Without a trace

Police lose the right to blanket access to cellphone records

Without a trace

Abdul Khalid was alone in his suburban Toronto jewellery store, the door locked and the alarm set, when the “Burka Bandits” came knocking. It was a Friday, almost noon, and as far as Khalid could tell, the two people standing outside the window were typical clientele—a Muslim man and his wife, dressed from head to toe in a black Islamic gown.

The disguise worked perfectly. As soon as Khalid buzzed them in, the “husband” covered his face with a balaclava, the man under the burka pulled a gun, and a third masked accomplice stormed into the showroom. By the time it was all over, the trio had fled the scene—in broad daylight, at a busy strip mall—with half a million dollars in gold and cash.

Two weeks later, police in Brampton, Ont., still had no idea who orchestrated the heist. Desperate for leads, detectives turned to the only source they could think of: the cellphone towers nearby.
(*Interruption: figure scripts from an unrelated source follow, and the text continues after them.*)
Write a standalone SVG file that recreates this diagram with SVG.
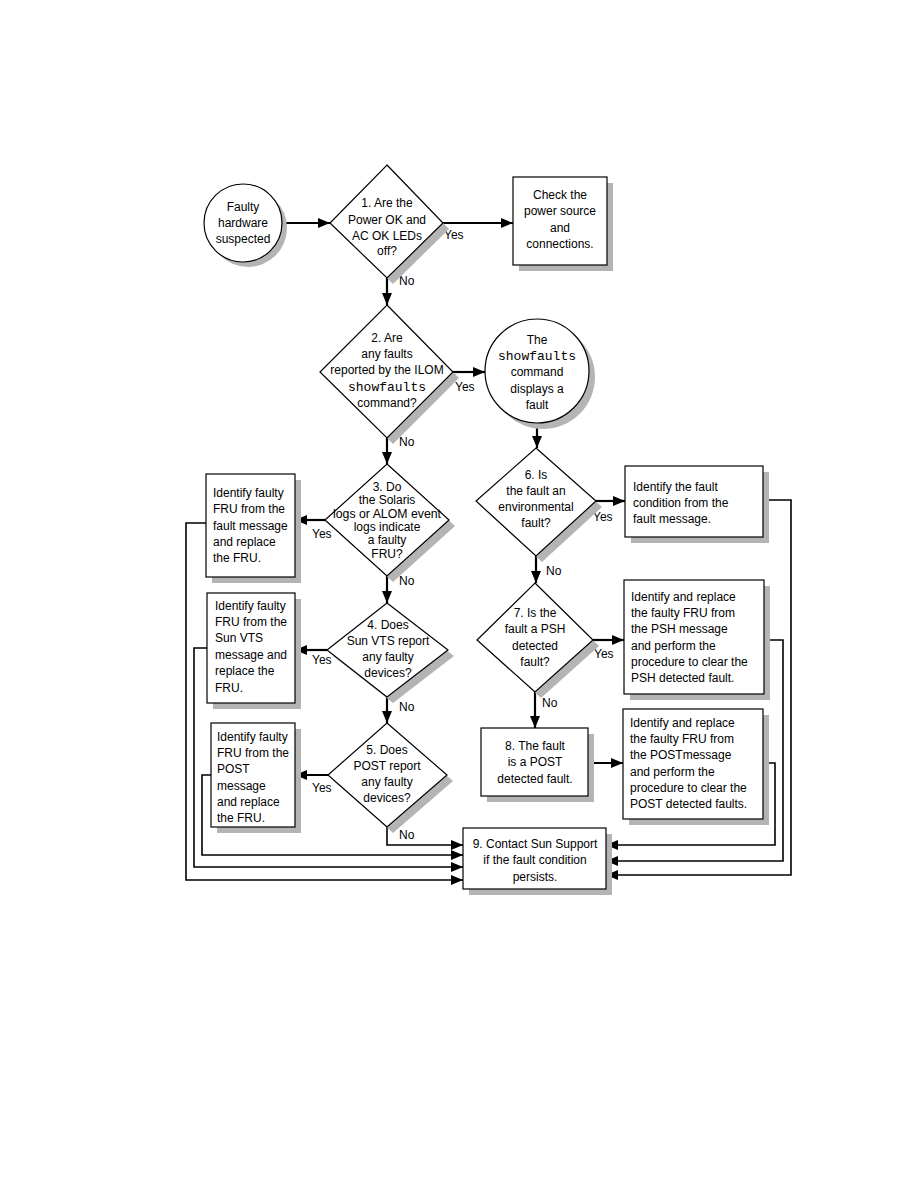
<svg xmlns="http://www.w3.org/2000/svg" width="918" height="1188" viewBox="0 0 918 1188">
<style>
.sh{fill:#b4b4b4;stroke:none}
.nd{fill:#fff;stroke:#000;stroke-width:1.2}
.t{font-family:"Liberation Sans",Arial,sans-serif;font-size:12px;fill:#000}
.c{text-anchor:middle}
.m{font-family:"Liberation Mono","Courier New",monospace;font-size:13px}
.ln{fill:none;stroke:#000;stroke-width:1.6}
.lt{fill:none;stroke:#000;stroke-width:2.2}
</style>
<defs>
<marker id="ah" markerUnits="userSpaceOnUse" markerWidth="12" markerHeight="10" refX="12" refY="5" orient="auto">
<path d="M0,0 L12,5 L0,10 z" fill="#000"/>
</marker>
</defs>
<rect width="918" height="1188" fill="#fff"/>

<g id="connectors">
<path class="lt" d="M282,223 H330" marker-end="url(#ah)"/>
<path class="lt" d="M443,223 H513" marker-end="url(#ah)"/>
<path class="lt" d="M387,278 V305" marker-end="url(#ah)"/>
<path class="lt" d="M453,372 H485" marker-end="url(#ah)"/>
<path class="lt" d="M387,438 V464" marker-end="url(#ah)"/>
<path class="lt" d="M537,423 V448" marker-end="url(#ah)"/>
<path class="lt" d="M325,520 H295" marker-end="url(#ah)"/>
<path class="lt" d="M387,576 V603" marker-end="url(#ah)"/>
<path class="lt" d="M327,650 H295" marker-end="url(#ah)"/>
<path class="lt" d="M387,697 V723" marker-end="url(#ah)"/>
<path class="lt" d="M328,775 H295" marker-end="url(#ah)"/>
<path class="ln" d="M387,827 V845 H463" marker-end="url(#ah)"/>
<path class="ln" d="M211,775 H202 V855 H463" marker-end="url(#ah)"/>
<path class="ln" d="M207,648 H194 V867 H463" marker-end="url(#ah)"/>
<path class="ln" d="M206,523 H186 V880 H463" marker-end="url(#ah)"/>
<path class="lt" d="M596,501 H625" marker-end="url(#ah)"/>
<path class="lt" d="M536,556 V583" marker-end="url(#ah)"/>
<path class="lt" d="M593,640 H624" marker-end="url(#ah)"/>
<path class="lt" d="M535,692 V728" marker-end="url(#ah)"/>
<path class="lt" d="M588,763 H623" marker-end="url(#ah)"/>
<path class="ln" d="M763,763 H775 V845 H606" marker-end="url(#ah)"/>
<path class="ln" d="M764,640 H783 V861 H606" marker-end="url(#ah)"/>
<path class="ln" d="M763,500 H791 V875 H606" marker-end="url(#ah)"/>
</g>

<g id="labels" class="t">
<text x="444" y="239">Yes</text>
<text x="399" y="285">No</text>
<text x="455" y="391">Yes</text>
<text x="399" y="446">No</text>
<text x="312" y="538">Yes</text>
<text x="399" y="585">No</text>
<text x="312" y="664">Yes</text>
<text x="399" y="711">No</text>
<text x="312" y="792">Yes</text>
<text x="399" y="839">No</text>
<text x="593" y="521">Yes</text>
<text x="546" y="575">No</text>
<text x="594" y="658">Yes</text>
<text x="542" y="707">No</text>
</g>

<g id="start">
<circle class="sh" cx="248" cy="228" r="39"/>
<circle class="nd" cx="243" cy="223" r="39"/>
<text class="t c" x="243" y="211">Faulty</text>
<text class="t c" x="243" y="227">hardware</text>
<text class="t c" x="243" y="243">suspected</text>
</g>

<g id="q1">
<polygon class="sh" points="393,171 449,229 393,284 336,229"/>
<polygon class="nd" points="387,165 443,223 387,278 330,223"/>
<text class="t c" x="387" y="207">1. Are the</text>
<text class="t c" x="387" y="224">Power OK and</text>
<text class="t c" x="387" y="240">AC OK LEDs</text>
<text class="t c" x="387" y="255">off?</text>
</g>

<g id="power">
<rect class="sh" x="519" y="183" width="94" height="88"/>
<rect class="nd" x="513" y="177" width="94" height="88"/>
<text class="t c" x="560" y="199">Check the</text>
<text class="t c" x="560" y="215">power source</text>
<text class="t c" x="560" y="232">and</text>
<text class="t c" x="560" y="248">connections.</text>
</g>

<g id="q2">
<polygon class="sh" points="393,311 459,378 393,444 326,378"/>
<polygon class="nd" points="387,305 453,372 387,438 320,372"/>
<text class="t c" x="387" y="342">2. Are</text>
<text class="t c" x="387" y="358">any faults</text>
<text class="t c" x="387" y="374">reported by the ILOM</text>
<text class="t c m" x="387" y="391">showfaults</text>
<text class="t c" x="387" y="407">command?</text>
</g>

<g id="showfaults">
<circle class="sh" cx="543" cy="377" r="52"/>
<circle class="nd" cx="537" cy="371" r="52"/>
<text class="t c" x="537" y="344">The</text>
<text class="t c m" x="537" y="360">showfaults</text>
<text class="t c" x="537" y="376">command</text>
<text class="t c" x="537" y="393">displays a</text>
<text class="t c" x="537" y="409">fault</text>
</g>

<g id="q3">
<polygon class="sh" points="393,470 455,526 393,582 331,526"/>
<polygon class="nd" points="387,464 449,520 387,576 325,520"/>
<text class="t c" x="387" y="491">3. Do</text>
<text class="t c" x="387" y="504">the Solaris</text>
<text class="t c" x="387" y="518" textLength="108" lengthAdjust="spacingAndGlyphs">logs or ALOM event</text>
<text class="t c" x="387" y="531">logs indicate</text>
<text class="t c" x="387" y="544">a faulty</text>
<text class="t c" x="387" y="558">FRU?</text>
</g>

<g id="fru1">
<rect class="sh" x="212" y="480" width="89" height="103"/>
<rect class="nd" x="206" y="474" width="89" height="103"/>
<text class="t" x="213" y="497">Identify faulty</text>
<text class="t" x="213" y="513">FRU from the</text>
<text class="t" x="213" y="530">fault message</text>
<text class="t" x="213" y="546">and replace</text>
<text class="t" x="213" y="562">the FRU.</text>
</g>

<g id="q4">
<polygon class="sh" points="393,609 454,656 393,703 333,656"/>
<polygon class="nd" points="387,603 448,650 387,697 327,650"/>
<text class="t c" x="388" y="629">4. Does</text>
<text class="t c" x="388" y="645">Sun VTS report</text>
<text class="t c" x="388" y="661">any faulty</text>
<text class="t c" x="388" y="677">devices?</text>
</g>

<g id="fru2">
<rect class="sh" x="213" y="599" width="88" height="110"/>
<rect class="nd" x="207" y="593" width="88" height="110"/>
<text class="t" x="215" y="610">Identify faulty</text>
<text class="t" x="215" y="626">FRU from the</text>
<text class="t" x="215" y="642">Sun VTS</text>
<text class="t" x="215" y="659">message and</text>
<text class="t" x="215" y="675">replace the</text>
<text class="t" x="215" y="692">FRU.</text>
</g>

<g id="q5">
<polygon class="sh" points="393,729 453,781 393,833 334,781"/>
<polygon class="nd" points="387,723 447,775 387,827 328,775"/>
<text class="t c" x="387" y="754">5. Does</text>
<text class="t c" x="387" y="770">POST report</text>
<text class="t c" x="387" y="786">any faulty</text>
<text class="t c" x="387" y="802">devices?</text>
</g>

<g id="fru3">
<rect class="sh" x="217" y="729" width="84" height="104"/>
<rect class="nd" x="211" y="723" width="84" height="104"/>
<text class="t" x="217" y="741">Identify faulty</text>
<text class="t" x="217" y="757">FRU from the</text>
<text class="t" x="217" y="773">POST</text>
<text class="t" x="217" y="790">message</text>
<text class="t" x="217" y="806">and replace</text>
<text class="t" x="217" y="822">the FRU.</text>
</g>

<g id="q6">
<polygon class="sh" points="542,454 602,507 542,562 482,507"/>
<polygon class="nd" points="536,448 596,501 536,556 476,501"/>
<text class="t c" x="536" y="479">6. Is</text>
<text class="t c" x="536" y="495">the fault an</text>
<text class="t c" x="536" y="511">environmental</text>
<text class="t c" x="536" y="527">fault?</text>
</g>

<g id="envfault">
<rect class="sh" x="631" y="472" width="138" height="71"/>
<rect class="nd" x="625" y="466" width="138" height="71"/>
<text class="t" x="633" y="491">Identify the fault</text>
<text class="t" x="633" y="507">condition from the</text>
<text class="t" x="633" y="523">fault message.</text>
</g>

<g id="q7">
<polygon class="sh" points="541,589 599,646 541,698 483,646"/>
<polygon class="nd" points="535,583 593,640 535,692 477,640"/>
<text class="t c" x="535" y="617">7. Is the</text>
<text class="t c" x="535" y="633">fault a PSH</text>
<text class="t c" x="535" y="650">detected</text>
<text class="t c" x="535" y="666">fault?</text>
</g>

<g id="psh">
<rect class="sh" x="630" y="586" width="140" height="114"/>
<rect class="nd" x="624" y="580" width="140" height="114"/>
<text class="t" x="631" y="601">Identify and replace</text>
<text class="t" x="631" y="617">the faulty FRU from</text>
<text class="t" x="631" y="633">the PSH message</text>
<text class="t" x="631" y="650">and perform the</text>
<text class="t" x="631" y="666">procedure to clear the</text>
<text class="t" x="631" y="682">PSH detected fault.</text>
</g>

<g id="q8">
<rect class="sh" x="487" y="734" width="107" height="68"/>
<rect class="nd" x="481" y="728" width="107" height="68"/>
<text class="t c" x="535" y="750">8. The fault</text>
<text class="t c" x="535" y="766">is a POST</text>
<text class="t c" x="535" y="783">detected fault.</text>
</g>

<g id="post">
<rect class="sh" x="629" y="715" width="140" height="110"/>
<rect class="nd" x="623" y="709" width="140" height="110"/>
<text class="t" x="630" y="727">Identify and replace</text>
<text class="t" x="630" y="743">the faulty FRU from</text>
<text class="t" x="630" y="759">the POSTmessage</text>
<text class="t" x="630" y="776">and perform the</text>
<text class="t" x="630" y="792">procedure to clear the</text>
<text class="t" x="630" y="808">POST detected faults.</text>
</g>

<g id="support">
<rect class="sh" x="469" y="834" width="143" height="61"/>
<rect class="nd" x="463" y="828" width="143" height="61"/>
<text class="t c" x="535" y="848">9. Contact Sun Support</text>
<text class="t c" x="535" y="864">if the fault condition</text>
<text class="t c" x="535" y="881">persists.</text>
</g>
</svg>
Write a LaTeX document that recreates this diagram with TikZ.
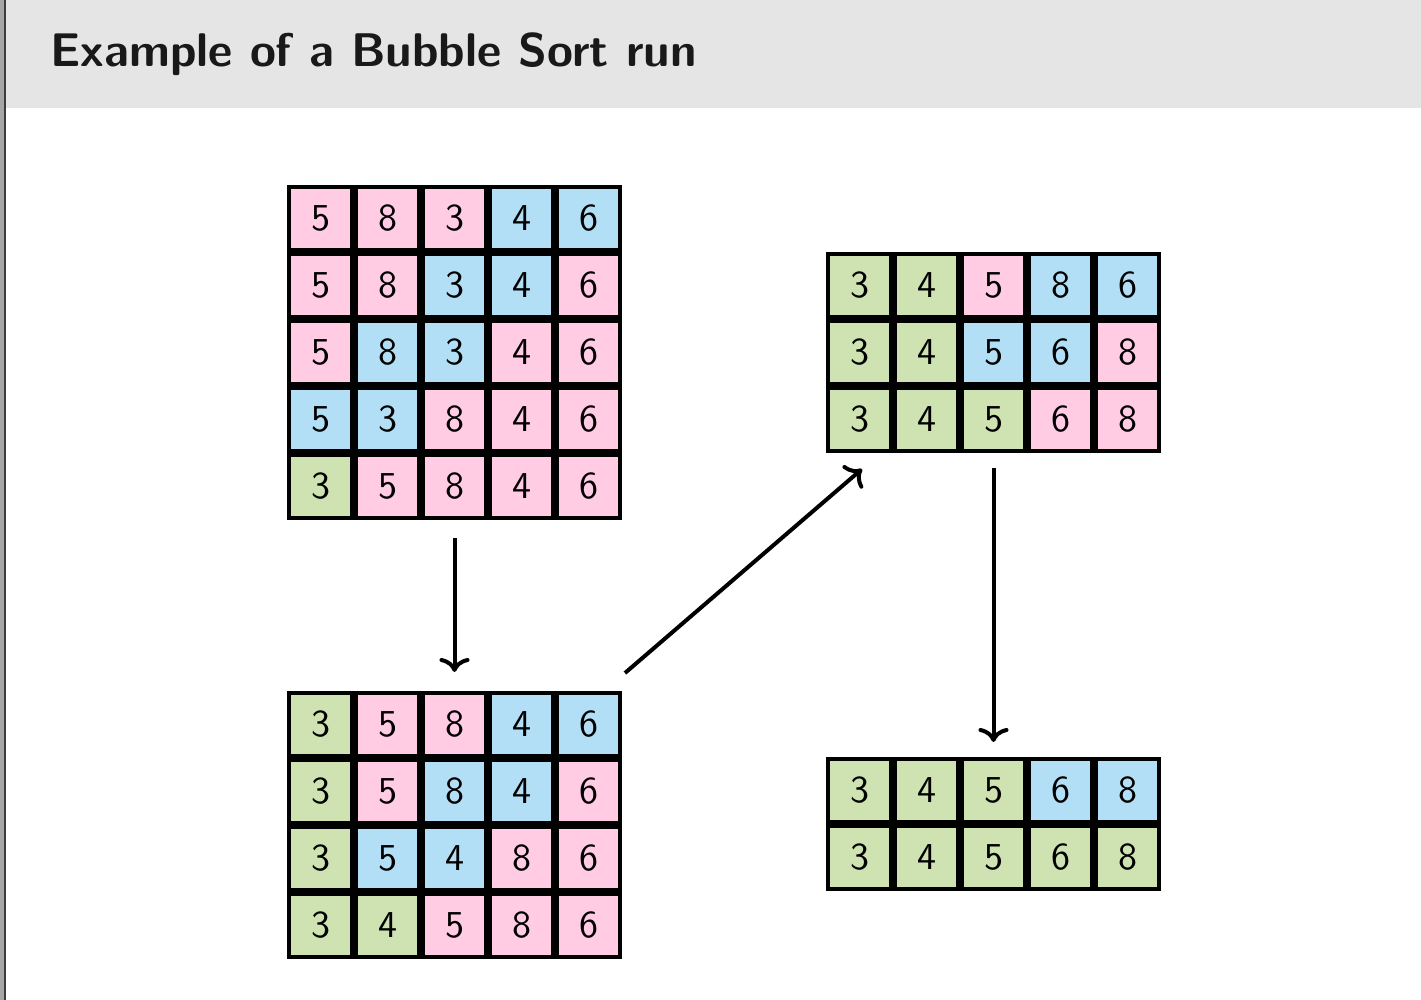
\documentclass[tikz,border=0pt]{standalone}
\usepackage{fontspec}
\newfontfamily\cellfont{lmsans10-regular.otf}
\newfontfamily\titlefont{lmsans10-bold.otf}
\usetikzlibrary{fit,calc,arrows.meta}
\definecolor{cp}{RGB}{255,204,228}
\definecolor{cb}{RGB}{178,223,246}
\definecolor{cg}{RGB}{206,226,178}
\definecolor{hdr}{RGB}{229,229,229}
\definecolor{stripgray}{RGB}{166,166,166}
\definecolor{stripdark}{RGB}{60,60,60}
\tikzset{
  cell/.style={draw=black, line width=2pt, minimum size=31.5pt, inner sep=0pt,
    font=\cellfont\fontsize{19}{19}\selectfont},
  gridbox/.style={inner sep=0pt, outer sep=0pt},
  arr/.style={line width=2pt, -{Computer Modern Rightarrow[length=7pt,width=15pt]}},
  titletext/.style={font=\titlefont\fontsize{23.6}{23.6}\selectfont, text=black!90, inner sep=0pt}
}
\newcommand\bubblegrid[5]{%
  \foreach \rowlist [count=\r from 0] in {#5} {
    \foreach \v/\c [count=\k from 0] in \rowlist {
      \node[cell, fill=c\c] (#1-\r-\k) at ({#2+33.5+67*\k},{#3+33.5+67*\r}) {\v};
    }
  }
  \node[gridbox, fit={(#2,#3) ({#2+335},{#3+67*#4})}] (#1) {};
}
\begin{document}
\begin{tikzpicture}[x=0.5pt,y=-0.5pt]
\useasboundingbox (0,0) rectangle (1421,1000);
\fill[white] (0,0) rectangle (1421,1000);
\fill[hdr] (5,0) rectangle (1421,108);
\fill[stripgray] (0,0) rectangle (4,1000);
\fill[stripdark] (4,0) rectangle (5.5,1000);
\node[titletext, anchor=base west] (title) at (50,67) {Example of a Bubble Sort run};

\bubblegrid{ga}{287}{185}{5}{{5/p,8/p,3/p,4/b,6/b},{5/p,8/p,3/b,4/b,6/p},{5/p,8/b,3/b,4/p,6/p},{5/b,3/b,8/p,4/p,6/p},{3/g,5/p,8/p,4/p,6/p}}
\bubblegrid{gb}{287}{691}{4}{{3/g,5/p,8/p,4/b,6/b},{3/g,5/p,8/b,4/b,6/p},{3/g,5/b,4/b,8/p,6/p},{3/g,4/g,5/p,8/p,6/p}}
\bubblegrid{gc}{826}{252}{3}{{3/g,4/g,5/p,8/b,6/b},{3/g,4/g,5/b,6/b,8/p},{3/g,4/g,5/g,6/p,8/p}}
\bubblegrid{gd}{826}{757}{2}{{3/g,4/g,5/g,6/b,8/b},{3/g,4/g,5/g,6/g,8/g}}

\coordinate (s2) at ($(gb.north east)+(3,-18)$);
\coordinate (e2) at ($(gc.south west)+(36,16)$);
\draw[arr, shorten <=9pt, shorten >=9.5pt] (ga.south) -- (gb.north);
\draw[arr] (s2) -- (e2);
\draw[arr, shorten <=7.5pt, shorten >=7.5pt] (gc.south) -- (gd.north);
\end{tikzpicture}
\end{document}
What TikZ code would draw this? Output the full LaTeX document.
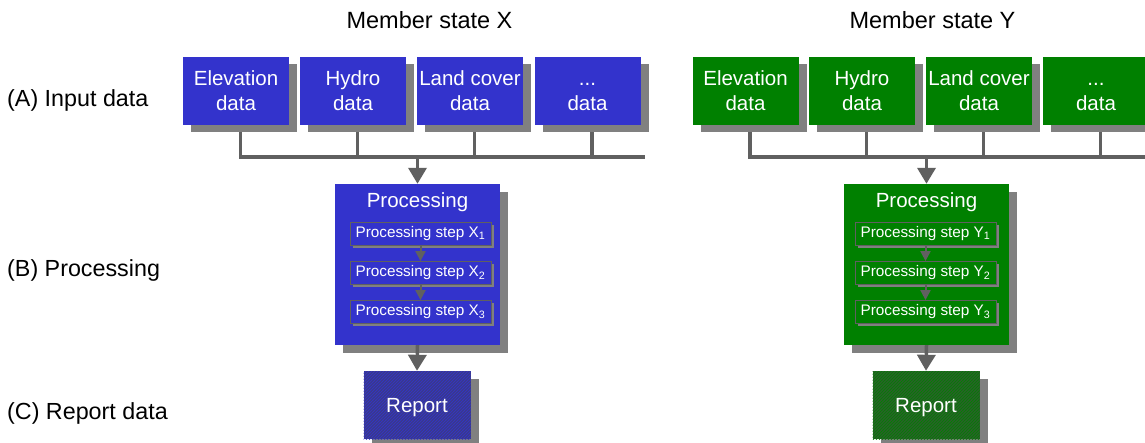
\documentclass[tikz,border=0pt]{standalone}
\usepackage{fontspec}
\setmainfont{Liberation Sans}
\usetikzlibrary{arrows.meta,shadows,patterns}
\definecolor{bl}{HTML}{3333CC}
\definecolor{gr}{HTML}{008000}
\definecolor{sh}{HTML}{808080}
\definecolor{ln}{HTML}{606060}
\definecolor{rptbl}{HTML}{3A3A8C}
\definecolor{rptgr}{HTML}{2A602A}
\tikzset{
 shad/.style={drop shadow={shadow xshift=#1,shadow yshift=-#1,fill=sh,opacity=1}},
 inbox/.style={minimum width=106pt, minimum height=68pt, inner sep=0pt, text=white, align=center,
   font=\fontsize{20.5}{25}\selectfont, fill=#1,
   drop shadow={shadow xshift=8pt,shadow yshift=-7pt,fill=sh,opacity=1}},
 procbox/.style={minimum width=165pt, minimum height=161pt, inner sep=0pt, fill=#1, shad=8pt},
 proctitle/.style={anchor=base, inner sep=0pt, text=white, font=\fontsize{20.5}{24}\selectfont},
 stepbox/.style={minimum width=141pt, minimum height=23pt, inner sep=0pt, draw=ln, line width=0.8pt,
   fill=#1, text=white, font=\fontsize{15.3}{18}\selectfont, shad=3pt},
 rptbox/.style={minimum width=107pt, minimum height=68pt, inner sep=0pt, text=white,
   text height=14pt, text depth=0pt,
   font=\fontsize{20.5}{24}\selectfont, shad=8pt},
 conn/.style={draw=ln, line width=3.5pt},
 bigarrow/.style={conn, -{Triangle[width=18pt,length=16pt]}},
 smallarrow/.style={draw=ln, line width=2pt, -{Triangle[width=10pt,length=10pt]}},
 lbl/.style={font=\fontsize{23.3}{28}\selectfont, anchor=base west, inner sep=0pt},
 head/.style={font=\fontsize{23.5}{27}\selectfont, anchor=base, inner sep=0pt},
}
\begin{document}
\begin{tikzpicture}[x=1pt,y=-1pt]
\useasboundingbox (0,0) rectangle (1145,443);
\clip (0,0) rectangle (1145,443);
\fill[white] (0,0) rectangle (1145,443);

% headings and row labels
\node[head] (hx) at (429.5,29) {Member state X};
\node[head] (hy) at (932.5,29) {Member state Y};
\node[lbl] (la) at (7,107) {(A) Input data};
\node[lbl] (lb) at (7,277) {(B) Processing};
\node[lbl] (lc) at (7,419) {(C) Report data};

% ---------------- Member state X ----------------
\node[inbox=bl] (xb1) at (236,91) {Elevation\\data};
\node[inbox=bl] (xb2) at (353,91) {Hydro\\data};
\node[inbox=bl] (xb3) at (470,91) {Land cover\\data};
\node[inbox=bl] (xb4) at (587.5,91) {\vphantom{El}...\\data};
\coordinate (busX) at (645,157);
\foreach \b in {xb1,xb2,xb3,xb4}
  \draw[conn] ([xshift=4.5pt,yshift=-7pt]\b.south) |- (busX);

\node[procbox=bl] (xp) at (417.5,264.5) {};
\draw[bigarrow] (xp.north |- busX) -- (xp.north);
\node[proctitle] (xpt) at (417.5,208) {Processing};
\node[stepbox=bl] (xs1) at (420.5,233.5) {Processing step X\textsubscript{1}};
\node[stepbox=bl] (xs2) at (420.5,273) {Processing step X\textsubscript{2}};
\node[stepbox=bl] (xs3) at (420.5,312) {Processing step X\textsubscript{3}};
\draw[smallarrow] (xs1.south) -- (xs2.north);
\draw[smallarrow] (xs2.south) -- (xs3.north);

\node[rptbox, fill=rptbl, postaction={pattern=north east lines, pattern color=bl}] (xr) at (417,405) {Report};
\draw[bigarrow] (xp.south) -- (xr.north);

% ---------------- Member state Y ----------------
\node[inbox=gr] (yb1) at (745.5,91) {Elevation\\data};
\node[inbox=gr] (yb2) at (862,91) {Hydro\\data};
\node[inbox=gr] (yb3) at (979,91) {Land cover\\data};
\node[inbox=gr] (yb4) at (1096,91) {\vphantom{El}...\\data};
\coordinate (busY) at (1150,157);
\foreach \b in {yb1,yb2,yb3,yb4}
  \draw[conn] ([xshift=4.5pt,yshift=-7pt]\b.south) |- (busY);

\node[procbox=gr] (yp) at (926.5,264.5) {};
\draw[bigarrow] (yp.north |- busY) -- (yp.north);
\node[proctitle] (ypt) at (926.5,208) {Processing};
\node[stepbox=gr] (ys1) at (925.5,233.5) {Processing step Y\textsubscript{1}};
\node[stepbox=gr] (ys2) at (925.5,273) {Processing step Y\textsubscript{2}};
\node[stepbox=gr] (ys3) at (925.5,312) {Processing step Y\textsubscript{3}};
\draw[smallarrow] (ys1.south) -- (ys2.north);
\draw[smallarrow] (ys2.south) -- (ys3.north);

\node[rptbox, fill=rptgr, postaction={pattern=north east lines, pattern color=gr}] (yr) at (926,405) {Report};
\draw[bigarrow] (yp.south) -- (yr.north);
\end{tikzpicture}
\end{document}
Hoping that the thieves called each other in the 90 minutes before the robbery, the cops convinced a justice of the peace to order Rogers, Telus and Bell to hand over the details of every single cellular call (time, number dialed, etc.) that passed through the two towers closest to the crime scene. The results were overwhelming. Between 10:20 and 11:50 on the morning of Nov. 17, 2006, more than 7,000 potential suspects used their phones in the general vicinity of the store.

Though lengthy, the so-called “tower dump records” proved to be the crucial clue. Police eventually found the loot—and four suspects who are now facing criminal charges: Rehan Sheikh, Muzzafar Malik, Abraham Fundi and Arif Mahmood (an illegal immigrant wanted by the feds at the time of the crime).

A trial is still pending, but regardless of the verdict, one thing is already certain: this will be the last case ever solved with the help of cellphone tower dump records.

In a scathing pre-trial ruling, an Ontario judge has scolded the Peel Region officers for embarking on a “high-tech fishing expedition” that violated the suspects’ basic Charter protections against unreasonable search and seizure—not to mention the privacy rights of 7,000 innocent people who used their mobile phones that morning. Justice Michael Quigley said the detectives resorted to such “an astonishingly intrusive snooping technique” that all the evidence gleaned as a result should be tossed out of court “to clearly and unequivocally convey to authorities that Canadian citizens have the constitutional right to be left alone from this kind of unwarranted and unfocused state intrusion into their lives.”

The damning decision doesn’t mean all wireless traffic is suddenly off-limits to police. As with land lines, the Criminal Code allows investigators to access specific cellphone records if they have “reasonable and probable” grounds to believe that a certain person, or a certain number, is linked to a particular crime. Judges issue such warrants every day for suspected drug dealers and murderers. But Quigley’s 68-page decision says police should never be granted blanket access to endless amounts of confidential phone data, no matter how badly they need a lead. “A warrant is not a fishing licence and it cannot authorize fishing expeditions,” he wrote.

In the end, though, it was the cops—and not the alleged robbers—who were saved by a technicality. Yes, the officers committed a “wide-scale breach” by sifting through those phone logs, but because one of the suspects was already on the detectives’ radar screen (the burka salesman tipped them off) the police could have used legal means to access his phone records. If they had, the judge concludes, investigators would have ended up in the same place: at the suspects’ homes, hauling away a “proverbial motherlode” of stolen jewels. “To exclude highly relevant, definitive and probative evidence of such quality in the face of what amounts to little more than a technical breach of their Charter rights would bring the administration of justice into disrepute,” Quigley wrote. “All of that evidence will be admissible at trial.”

But the judge’s message is clear: the technique that cracked this case—a crime-fighting tool that other officers were just starting to exploit—is now illegal. Just like robbery.